Vor drei Monaten stand Geisel auf dem Berliner SPD-Parteitag am Rednerpult. Elf Minuten sprach er, um für seine Wiederwahl zum Vize-SPD-Landeschef zu werben. Über seiner Nasenwurzel eine steile Sorgenfalte. „In den nächsten Jahren müssen wir in der Partei eine Debatte über die Zukunft der Sozialdemokratie organisieren.“ Der Mann, der seit zwei Jahren für Berlins Sicherheit zuständig ist, ist kein mitreißender Redner. Doch die Genossen hörten aufmerksam zu. Geisel sprach von „verlorenem Vertrauen“, das wiedergewonnen werden müsse. Die Partei müsse sich mit der „unschönen Realität“ auseinandersetzen. Geisel wurde mit 78,5 Prozent bestätigt – fast 15 Prozentpunkte mehr als Parteichef Müller.

Mit rosa Farbe ist das Bürgerbüro von Berlins Innensenator Andreas Geisel in Berlin-Karlshorst in der Döhnhoffstraße beschmiert.
Mit rosa Farbe ist das Bürgerbüro von Berlins Innensenator Andreas Geisel in Berlin-Karlshorst in der Döhnhoffstraße beschmiert.
© Kalaene/dpa

Privat ist Geisel dem Osten verbunden. Er ist Fan des 1. FC Union, zog mit Ehefrau Anke aus Prenzlauer Berg vor ein paar Jahren nach Karlshorst, wo die Familie mit den zwei Töchtern lebt. In der Nähe befindet sich auch Geisels Bürgerbüro, das vor ein paar Wochen von Linksradikalen mit Farbe begossen und mit Steinen beworfen wurde. Vor so etwas ist kein Innensenator sicher. Doch Geisel wird wohl bald gegen die Szene vorgehen, kündigte sie doch einen „Herbst der Besetzungen“ an.

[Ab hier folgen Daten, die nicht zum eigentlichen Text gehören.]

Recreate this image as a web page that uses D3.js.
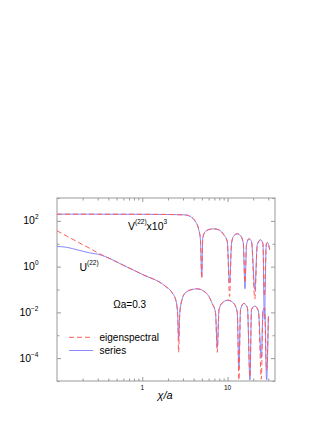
<!DOCTYPE html>
<html>
<head>
<meta charset="utf-8">
<script src="https://cdn.jsdelivr.net/npm/d3@7"></script>
<style>
body { margin: 0; background: #fff; }
text { font-family: "Liberation Sans", Arial, sans-serif; }
</style>
</head>
<body>
<div id="chart"></div>
<script>
// V^(22) x 10^3 curve, both methods on one x grid
const vX      = [0.1, 0.3, 1, 2, 3.2, 3.67, 4.2, 4.6, 4.81, 4.98, 5.12, 5.51, 6.31, 6.9, 7.9, 9.04, 9.92, 10.56, 11.14, 11.86, 13.0, 14.2, 15.3, 16.0, 16.7, 17.8, 19.1, 20.9, 22.3, 24.4, 26.0, 27.0, 28.5, 29.3, 31.2];
const vEigen  = [196, 196, 194, 190, 182, 154, 93, 40.6, 14.9, 0.3, 17.7, 34.3, 43.5, 44.9, 40.6, 24.6, 12.6, 0.05, 10.7, 22.3, 27.2, 22.3, 10.7, 0.2, 9.06, 16.5, 12.6, 0.039, 9.06, 14.9, 10, 0.05, 10, 11.4, 5.5];
const vSeries = [196, 196, 194, 190, 182, 154, 93, 40.6, 14.9, 0.35, 17.7, 34.3, 43.5, 44.9, 40.6, 24.6, 12.6, 0.2, 10.7, 22.3, 27.2, 22.3, 10.7, 0.107, 9.06, 16.5, 12.6, 0.1, 9.06, 14.9, 10, 0.005, 10, 11.4, 5.5];

// U^(22) curve
const uX      = [0.1, 0.13, 0.18, 0.25, 0.3, 0.367, 0.6, 1.0, 1.865, 2.24, 2.49, 2.6, 2.67, 2.75, 2.93, 3.2, 3.84, 4.4, 5.27, 6.02, 6.6, 7.22, 7.57, 7.95, 8.66, 10.1, 11.8, 13.0, 13.58, 14.2, 15.5, 17.1, 18.3, 19.1, 20.9, 23.0, 24.9, 26.0, 27.2, 28.7, 30.1];
const uEigen  = [36.7, 21.7, 11.3, 5.9, 4.0, 2.8, 1.15, 0.46, 0.139, 0.072, 0.031, 0.008, 1.8e-4, 0.009, 0.0367, 0.072, 0.1, 0.107, 0.084, 0.051, 0.0246, 0.01, 1.8e-4, 0.0135, 0.026, 0.034, 0.025, 0.0097, 1.1e-5, 0.0135, 0.0246, 0.016, 1.5e-5, 0.0135, 0.0188, 0.0114, 1.2e-5, 0.0114, 0.016, 3e-5, 0.0069];
const uSeries = [7.6, 7.0, 5.2, 3.9, 3.5, 2.75, 1.15, 0.46, 0.139, 0.072, 0.031, 0.008, 6.7e-4, 0.009, 0.0367, 0.072, 0.1, 0.107, 0.084, 0.051, 0.0246, 0.01, 3e-4, 0.0135, 0.026, 0.034, 0.025, 0.0097, 4e-5, 0.0135, 0.0246, 0.016, 1.1e-5, 0.0135, 0.0188, 0.0114, 1e-4, 0.0114, 0.016, 1.1e-5, 0.0069];

const xMajor = [1, 10];
const xMinor = [0.2, 0.3, 0.4, 0.5, 0.6, 0.7, 0.8, 0.9, 2, 3, 4, 5, 6, 7, 8, 9, 20, 30];
const yLabelExp = [2, 0, -2, -4];
const yAllExp = [3, 2, 1, 0, -1, -2, -3, -4, -5];

const W = 332, H = 430;
const svg = d3.select("#chart").append("svg")
  .attr("width", W).attr("height", H);

const x = d3.scaleLog().domain([0.1, 36]).range([57, 275]);
const y = d3.scaleLog().domain([1e-5, 1e3]).range([381, 198]);

const grey = "#999";

svg.append("clipPath").attr("id", "plotclip")
  .append("rect").attr("x", 57).attr("y", 198).attr("width", 218).attr("height", 183);

//frame
svg.append("rect")
  .attr("x", 57).attr("y", 198).attr("width", 218).attr("height", 183)
  .attr("fill", "none").attr("stroke", grey).attr("stroke-width", 1);

//ticks, all inward
function styleAxis(g) {
  g.select(".domain").remove();
  g.selectAll("line").attr("stroke", grey);
}
svg.append("g").attr("transform", "translate(0,381)")
  .call(d3.axisBottom(x).tickValues(xMajor).tickSize(-4).tickFormat(""))
  .call(styleAxis);
svg.append("g").attr("transform", "translate(0,381)")
  .call(d3.axisBottom(x).tickValues(xMinor).tickSize(-2.5).tickFormat(""))
  .call(styleAxis);
svg.append("g").attr("transform", "translate(0,198)")
  .call(d3.axisTop(x).tickValues(xMajor).tickSize(-4).tickFormat(""))
  .call(styleAxis);
svg.append("g").attr("transform", "translate(0,198)")
  .call(d3.axisTop(x).tickValues(xMinor).tickSize(-2.5).tickFormat(""))
  .call(styleAxis);

const yMajorVals = yLabelExp.map(e => Math.pow(10, e));
const yMinorVals = yAllExp.filter(e => !yLabelExp.includes(e)).map(e => Math.pow(10, e));
svg.append("g").attr("transform", "translate(57,0)")
  .call(d3.axisLeft(y).tickValues(yMajorVals).tickSize(-4).tickFormat(""))
  .call(styleAxis);
svg.append("g").attr("transform", "translate(57,0)")
  .call(d3.axisLeft(y).tickValues(yMinorVals).tickSize(-2.5).tickFormat(""))
  .call(styleAxis);
svg.append("g").attr("transform", "translate(275,0)")
  .call(d3.axisRight(y).tickValues(yMajorVals).tickSize(-4).tickFormat(""))
  .call(styleAxis);
svg.append("g").attr("transform", "translate(275,0)")
  .call(d3.axisRight(y).tickValues(yMinorVals).tickSize(-2.5).tickFormat(""))
  .call(styleAxis);

//tick labels
xMajor.forEach(v => {
  svg.append("text")
    .attr("x", x(v)).attr("y", 389.5)
    .attr("text-anchor", "middle")
    .attr("font-size", 6.5)
    .text(v);
});
yLabelExp.forEach(e => {
  const t = svg.append("text")
    .attr("x", 38.5).attr("y", y(Math.pow(10, e)) + 3.5)
    .attr("text-anchor", "end")
    .attr("font-size", 10.5);
  t.append("tspan").text("10");
  t.append("tspan").attr("font-size", 6.5).attr("dy", -5).text(e < 0 ? "\u2212" + (-e) : e);
});

//axis title
svg.append("text")
  .attr("x", 165).attr("y", 399)
  .attr("text-anchor", "middle")
  .attr("font-size", 11).attr("font-style", "italic")
  .text("\u03c7/a");

//curves
const line = d3.line()
  .x(d => x(d[0]))
  .y(d => y(d[1]))
  .curve(d3.curveMonotoneX);

const curves = svg.append("g").attr("clip-path", "url(#plotclip)");
const blue = "#8888ff", red = "#ff5a5a";

[[vX, vSeries], [uX, uSeries]].forEach(([xs, ys]) => {
  curves.append("path")
    .attr("d", line(xs.map((v, i) => [v, ys[i]])))
    .attr("fill", "none").attr("stroke", blue).attr("stroke-width", 1);
});
[[vX, vEigen], [uX, uEigen]].forEach(([xs, ys]) => {
  curves.append("path")
    .attr("d", line(xs.map((v, i) => [v, ys[i]])))
    .attr("fill", "none").attr("stroke", red).attr("stroke-width", 1)
    .attr("stroke-dasharray", "5,3");
});

//annotations
function supLabel(px, py, main, sup, tail, tailSup) {
  const t = svg.append("text").attr("x", px).attr("y", py).attr("font-size", 10.5);
  t.append("tspan").text(main);
  t.append("tspan").attr("font-size", 6.5).attr("dy", -6).text(sup);
  if (tail) {
    t.append("tspan").attr("dy", 6).text(tail);
    t.append("tspan").attr("font-size", 6.5).attr("dy", -6).text(tailSup);
  }
}
supLabel(128, 230, "V", "(22)", "x10", "3");
supLabel(79.5, 271, "U", "(22)");

svg.append("text")
  .attr("x", 113.3).attr("y", 308.3)
  .attr("font-size", 10)
  .text("\u03a9a=0.3");

//legend
svg.append("line")
  .attr("x1", 69).attr("x2", 91).attr("y1", 337.3).attr("y2", 337.3)
  .attr("stroke", red).attr("stroke-dasharray", "5,3");
svg.append("text").attr("x", 99.5).attr("y", 340.8).attr("font-size", 10).text("eigenspectral");
svg.append("line")
  .attr("x1", 69).attr("x2", 93).attr("y1", 350.5).attr("y2", 350.5)
  .attr("stroke", blue);
svg.append("text").attr("x", 99.5).attr("y", 354).attr("font-size", 10).text("series");
</script>
</body>
</html>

Man kann das getrost als weitere Belastungsprobe bezeichnen, zumal die SPD mit der Linken koaliert. Auf einer Veranstaltung des Vereins Helle Panke diskutierte Berlins Linken-Chefin Katina Schubert, führendes Mitglied einer Regierungspartei, im August mit jungen Hausbesetzern – und Schubert sagte dabei deutlich: „Der Innensenator ist sehr fokussiert auf repressive Lösungen.“

Als Gegenspieler profiliert sich derweil CDU-Fraktionschef Dregger. Mit Anhörungen im Innenausschuss macht er Druck, will Geisel zum Versager stempeln, zeigt sich bei Berlins Beamten. Kürzlich besuchte Burkard Dregger die Feuerwehr in Karlshorst – Geisels Wahlkreis.